DATA EXCERPT>
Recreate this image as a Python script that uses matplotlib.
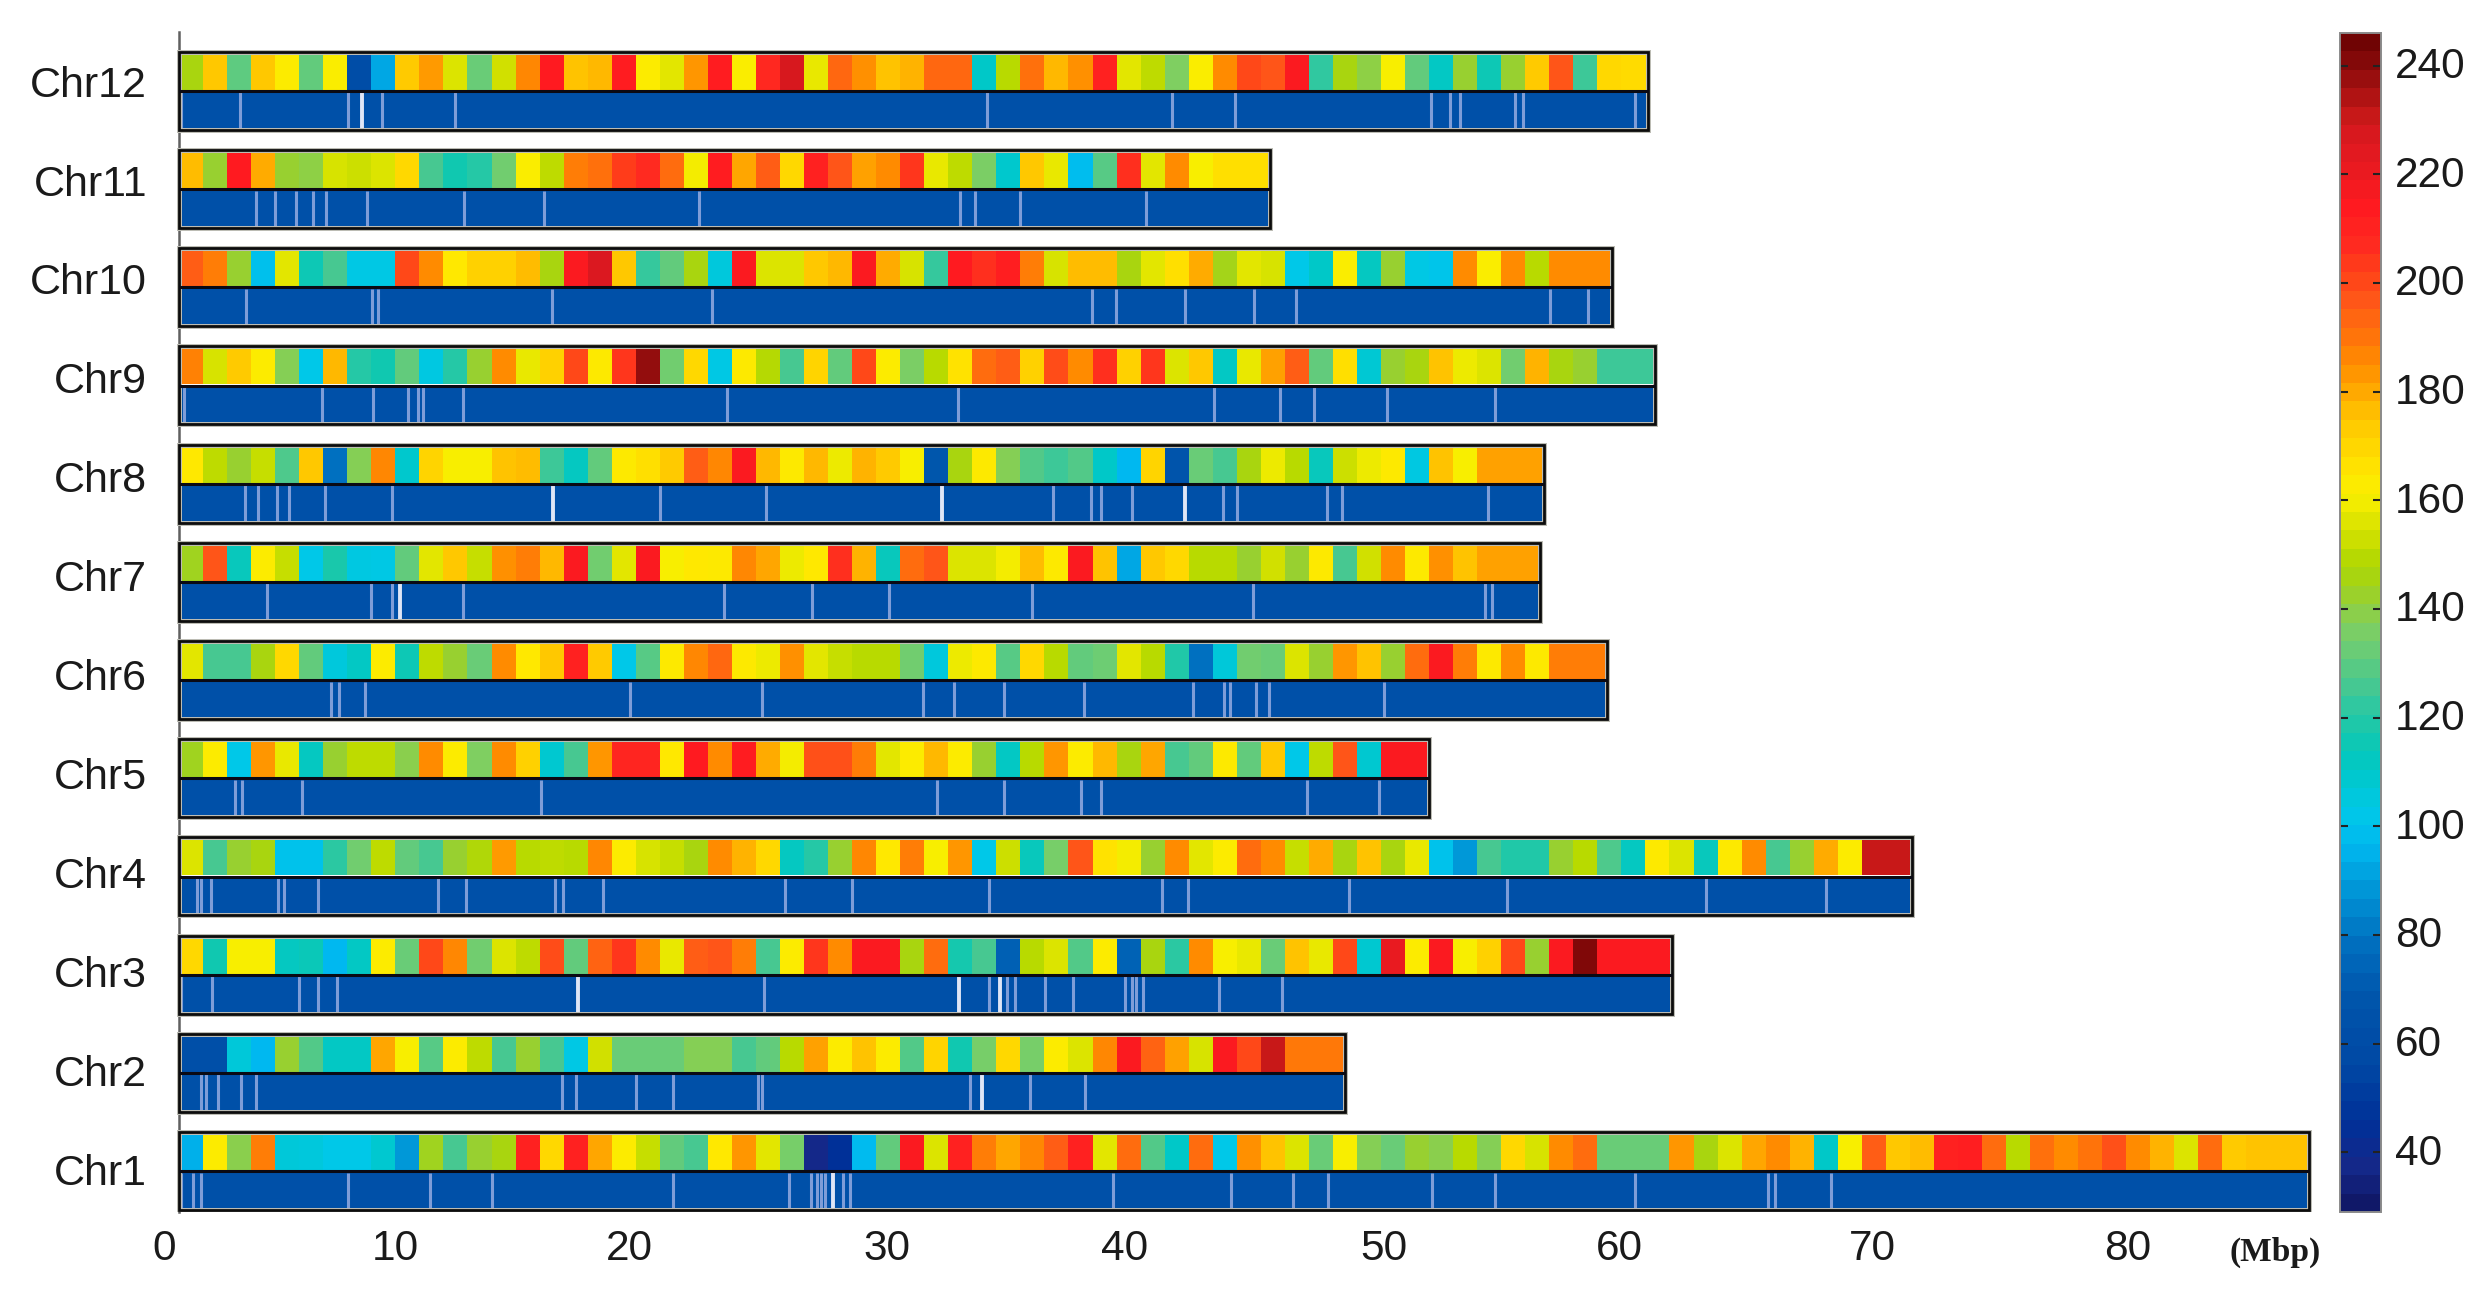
import numpy as np
import matplotlib
matplotlib.use("Agg")
import matplotlib.pyplot as plt
from matplotlib.colors import LinearSegmentedColormap, Normalize
from matplotlib.cm import ScalarMappable
from matplotlib.patches import Rectangle
from matplotlib.transforms import ScaledTranslation

chr_names = ["Chr1","Chr2","Chr3","Chr4","Chr5","Chr6","Chr7","Chr8","Chr9","Chr10","Chr11","Chr12"]
chr_lengths = [88.6,48.5,62.1,72.1,52.0,59.4,56.6,56.8,61.4,59.6,45.4,61.1]

chr1_bins = [94,163,139,189,106,105,102,102,108,88,144,126,142,146,212,170,212,181,163,152,131,126,165,184,157,135,36,
             44,97,131,216,156,212,189,181,187,196,212,157,193,128,110,193,102,185,176,156,132,161,138,132,142,139,150,138,170,155,186,193,132,132,132,
             184,146,156,181,186,179,110,161,196,175,177,212,213,193,150,192,186,191,199,186,179,156,193,174,176,176,176]
chr2_bins = [62,62,106,96,142,128,111,111,181,161,129,163,151,126,142,126,103,154,132,132,132,138,138,126,131,150,182,
             163,176,163,128,171,116,135,170,135,163,156,187,216,195,182,155,216,201,232,190,190,190]
chr3_bins = [170,116,161,161,112,114,96,111,163,132,201,187,134,156,151,200,131,195,205,186,158,196,198,189,126,163,205,
             186,216,216,146,193,117,126,72,150,156,128,163,73,146,121,186,161,158,132,176,158,201,108,222,163,216,161,172,201,142,216,243,216,216,216,216]
chr4_bins = [156,126,142,146,100,100,121,134,151,131,126,142,148,183,150,151,150,187,163,155,152,146,186,179,170,112,120,
             142,187,165,189,161,184,102,153,113,135,198,167,160,142,186,157,163,193,186,152,180,146,176,146,158,100,88,126,119,119,142,150,127,112,164,
             156,113,164,186,126,142,180,163,232,232,232]
chr5_bins = [144,163,102,184,158,112,142,151,151,139,186,163,137,186,172,108,126,184,210,210,165,215,186,214,180,160,199,
             199,189,157,163,178,163,142,111,150,184,163,178,146,181,126,131,164,131,175,102,151,198,108,216,216]
chr6_bins = [157,126,126,146,170,131,105,111,163,115,151,142,132,186,165,175,212,174,102,129,164,187,194,164,159,185,157,
             152,150,150,134,105,159,164,129,170,150,131,133,157,150,119,78,106,134,132,156,142,184,176,142,193,216,189,164,186,164,189,189,189]
chr7_bins = [144,198,113,163,152,102,118,104,103,131,157,175,152,185,189,178,216,134,157,216,161,165,164,187,181,159,165,
             207,179,113,193,198,156,156,160,177,164,216,176,92,175,170,150,150,142,154,142,164,126,154,186,164,185,176,182,182,182]
chr8_bins = [165,151,142,152,127,175,78,138,187,109,171,161,161,176,177,124,112,131,164,168,174,196,187,216,178,164,178,
             159,179,174,161,68,146,164,138,128,124,128,110,96,171,66,132,126,146,159,150,113,153,159,164,104,176,161,182,182,182]
chr9_bins = [188,155,174,163,138,102,178,120,116,131,104,120,142,186,158,172,201,164,205,240,134,170,103,164,149,126,171,
             131,201,163,136,150,167,193,196,172,200,186,207,172,205,156,175,111,158,182,196,131,168,107,142,146,176,159,156,134,179,146,142,124,124,124]
chr10_bins = [196,189,142,99,157,115,126,103,103,201,186,165,172,172,177,146,216,228,175,123,131,146,105,216,156,156,175,
              178,216,180,155,123,215,207,213,189,155,177,177,146,157,168,180,145,157,155,102,110,162,112,142,103,101,186,162,186,150,186,186,186]
chr11_bins = [177,142,215,180,142,140,155,153,156,170,126,116,120,134,162,151,189,192,204,208,193,160,214,181,196,170,212,
              198,182,186,205,158,151,136,109,175,158,98,129,207,157,186,161,168,168,168]
chr12_bins = [146,175,130,175,163,131,162,60,92,174,183,156,132,154,187,215,176,178,214,163,157,184,214,162,209,229,158,
              194,185,176,179,194,194,110,150,192,178,185,212,157,151,137,162,186,201,198,216,122,146,140,161,131,111,142,115,142,174,198,124,170,169]
chr_bins = [chr1_bins,chr2_bins,chr3_bins,chr4_bins,chr5_bins,chr6_bins,chr7_bins,chr8_bins,chr9_bins,chr10_bins,chr11_bins,chr12_bins]

chr1_marks = [0.09,0.57,0.9,7.05,10.44,13.0,20.55,25.37,26.27,26.54,26.7,26.87,27.63,27.92,38.86,43.78,46.35,47.78,52.12,54.75,60.56,66.1,66.41,68.72]
chr2_marks = [0.93,1.12,1.63,2.58,3.19,15.93,16.5,19.0,20.55,24.07,24.27,32.92,35.41,37.67]
chr3_marks = [0.09,1.39,5.0,5.79,6.56,24.32,33.69,34.46,34.77,36.04,37.17,39.37,39.64,39.81,40.08,43.25,45.87]
chr4_marks = [0.75,0.93,1.32,4.12,4.38,5.79,10.79,11.94,15.62,15.99,17.62,25.2,27.98,33.69,40.87,41.99,48.67,55.23,63.51,68.5]
chr5_marks = [2.31,2.6,5.11,15.07,31.53,34.3,37.54,38.36,46.93,49.92]
chr6_marks = [6.32,6.65,7.75,18.74,24.25,30.93,32.23,34.3,37.63,42.19,43.49,43.73,44.81,45.36,50.12]
chr7_marks = [3.68,8.0,8.88,11.8,22.69,26.32,29.55,35.49,44.68,54.33,54.63]
chr8_marks = [2.75,3.3,4.07,4.56,6.06,8.85,20.0,24.43,36.35,37.92,38.36,39.66,43.42,44.0,47.74,48.36,54.44]
chr9_marks = [0.22,5.93,8.06,9.52,9.96,10.13,11.8,22.8,32.41,43.05,45.8,47.21,50.23,54.75]
chr10_marks = [2.8,8.02,8.26,15.5,22.18,37.98,38.97,41.84,44.7,46.48,57.04,58.62]
chr11_marks = [3.19,3.99,4.87,5.57,6.12,7.82,11.87,15.2,21.63,32.48,33.12,34.97,40.23]
chr12_marks = [0.1,2.53,7.05,8.44,11.5,33.6,41.29,43.91,52.1,52.85,53.29,55.56,55.91,60.56]
chr_marks = [chr1_marks,chr2_marks,chr3_marks,chr4_marks,chr5_marks,chr6_marks,chr7_marks,chr8_marks,chr9_marks,chr10_marks,chr11_marks,chr12_marks]

# brighter, wider marks: row index (0 = Chr1) and position
bright_rows = [0,1,2,2,2,6,7,7,7,11]
bright_pos = [27.19,33.4,16.59,32.45,34.17,9.21,15.55,31.75,41.86,7.6]

x_tick_labels = ["0","10","20","30","40","50","60","70","80"]
x_tick_pos = [-0.62,8.98,18.74,29.46,39.34,50.12,59.93,70.44,81.08]
cbar_ticks = [40,60,80,100,120,140,160,180,200,220,240]
vmin, vmax = 29.0, 246.0

anchors = [(29,"#101868"),(36,"#14288a"),(44,"#003098"),(55,"#0048a4"),(68,"#0056ac"),(78,"#0070c0"),(88,"#0098d8"),
           (96,"#00b8f0"),(102,"#00c8e8"),(110,"#00c8c8"),(116,"#10c8b0"),(122,"#30c8a0"),(126,"#48c890"),(132,"#68cc78"),
           (137,"#80cf60"),(142,"#98d030"),(146,"#a8d510"),(150,"#b8da00"),(153,"#ccdf00"),(156,"#dce400"),(158,"#e8e800"),
           (161,"#f8ee00"),(165,"#ffe800"),(170,"#ffd800"),(175,"#ffc800"),(178,"#ffb800"),(182,"#ffa000"),(186,"#ff8c00"),
           (190,"#ff7808"),(194,"#ff6810"),(198,"#ff5518"),(203,"#ff4018"),(208,"#ff2a20"),(215,"#ff1a20"),(222,"#ea1a20"),
           (228,"#dc1820"),(232,"#c81818"),(238,"#a01010"),(243,"#800808"),(246,"#700404")]
cmap = LinearSegmentedColormap.from_list("jetlike", [((v-vmin)/(vmax-vmin), c) for v, c in anchors], N=512)
norm = Normalize(vmin, vmax)

W, H = 2488, 1312
BIN_PX, ROW_PX = 24.04, 98.2
X0_PX, Y0_PX = 179, 1210
AX_L, AX_R, AX_T, AX_B = 150, 2335, 32, 1212

plt.rcParams["font.family"] = ["Liberation Sans", "DejaVu Sans"]
fig = plt.figure(figsize=(W/100, H/100), dpi=100, facecolor="white")
ax = fig.add_axes([AX_L/W, 1-AX_B/H, (AX_R-AX_L)/W, (AX_B-AX_T)/H])
ax.set_xlim((AX_L-X0_PX)/BIN_PX, (AX_R-X0_PX)/BIN_PX)
ax.set_ylim((Y0_PX-AX_B)/ROW_PX, (Y0_PX-AX_T)/ROW_PX)
ax.patch.set_alpha(0)

LOW_TOP, UP_BOT, UP_TOP = 0.385, 0.407, 0.794
BLUE = "#0050a8"
for i, (vals, marks, length) in enumerate(zip(chr_bins, chr_marks, chr_lengths)):
    edges = np.minimum(np.arange(len(vals)+1, dtype=float), length)
    edges[-1] = length
    ax.pcolormesh(edges, [i+UP_BOT, i+UP_TOP], np.array([vals]), cmap=cmap, norm=norm,
                  shading="flat", antialiased=False, zorder=2)
    ax.barh(i+LOW_TOP/2, length, height=LOW_TOP, left=0, color=BLUE, linewidth=0, zorder=2)
    ax.vlines(marks, i+0.01, i+LOW_TOP-0.005, colors="#7e9dd8", linewidth=2.2, zorder=3)
    ax.add_patch(Rectangle((0, i), length, UP_TOP, fill=False, edgecolor="#bcbcb4", linewidth=3.6, zorder=4))
    ax.add_patch(Rectangle((0, i), length, UP_TOP, fill=False, edgecolor="#0c0c0c", linewidth=2.0, zorder=5))
    ax.hlines(i+(LOW_TOP+UP_BOT)/2, 0, length, colors="#0a0a14", linewidth=2.2, zorder=5)

ax.vlines(bright_pos, np.array(bright_rows)+0.01, np.array(bright_rows)+LOW_TOP-0.005,
          colors="#dfe6f6", linewidth=2.8, zorder=3)

for s in ("top", "right", "bottom"):
    ax.spines[s].set_visible(False)
ax.spines["left"].set_position(("data", 0))
ax.spines["left"].set_color("#606060")
ax.spines["left"].set_linewidth(1.8)

row_centres = np.arange(12)*1.0071 + 0.417
ax.set_yticks(row_centres, chr_names)
ax.set_xticks(x_tick_pos, x_tick_labels)
ax.tick_params(axis="y", length=0, pad=23, labelsize=31, labelcolor="#1a1a1a")
ax.tick_params(axis="x", length=0, pad=12.5, labelsize=30.5, labelcolor="#1a1a1a")

ax.text(87.2, -0.43, "(Mbp)", family="Liberation Serif", fontweight="bold", fontsize=24,
        color="#1a1a1a", ha="center", va="center", clip_on=False)

cax = fig.add_axes([2340/W, 1-1212/H, 41/W, (1212-33)/H])
sm = ScalarMappable(norm=norm, cmap=cmap.resampled(64))
cb = fig.colorbar(sm, cax=cax, ticks=cbar_ticks)
cb.outline.set_edgecolor("#8a8a8a")
cb.outline.set_linewidth(1.4)
cax.tick_params(axis="y", direction="in", left=True, right=True, length=6, width=1.5,
                color="#222222", labelsize=30.5, labelcolor="#1a1a1a", pad=10)
for lab in cax.get_yticklabels():
    lab.set_transform(lab.get_transform() + ScaledTranslation(0, 2.2/72, fig.dpi_scale_trans))

fig.savefig("out.png", dpi=100, facecolor="white")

TASK DESCRIPTION> Repeat, with no pictures, each line from the beginning of the data through the line containing "from matplotlib.transforms import", inclusive.

SOLUTION>
Recreate this image as a Python script that uses matplotlib.
import numpy as np
import matplotlib
matplotlib.use("Agg")
import matplotlib.pyplot as plt
from matplotlib.colors import LinearSegmentedColormap, Normalize
from matplotlib.cm import ScalarMappable
from matplotlib.patches import Rectangle
from matplotlib.transforms import ScaledTranslation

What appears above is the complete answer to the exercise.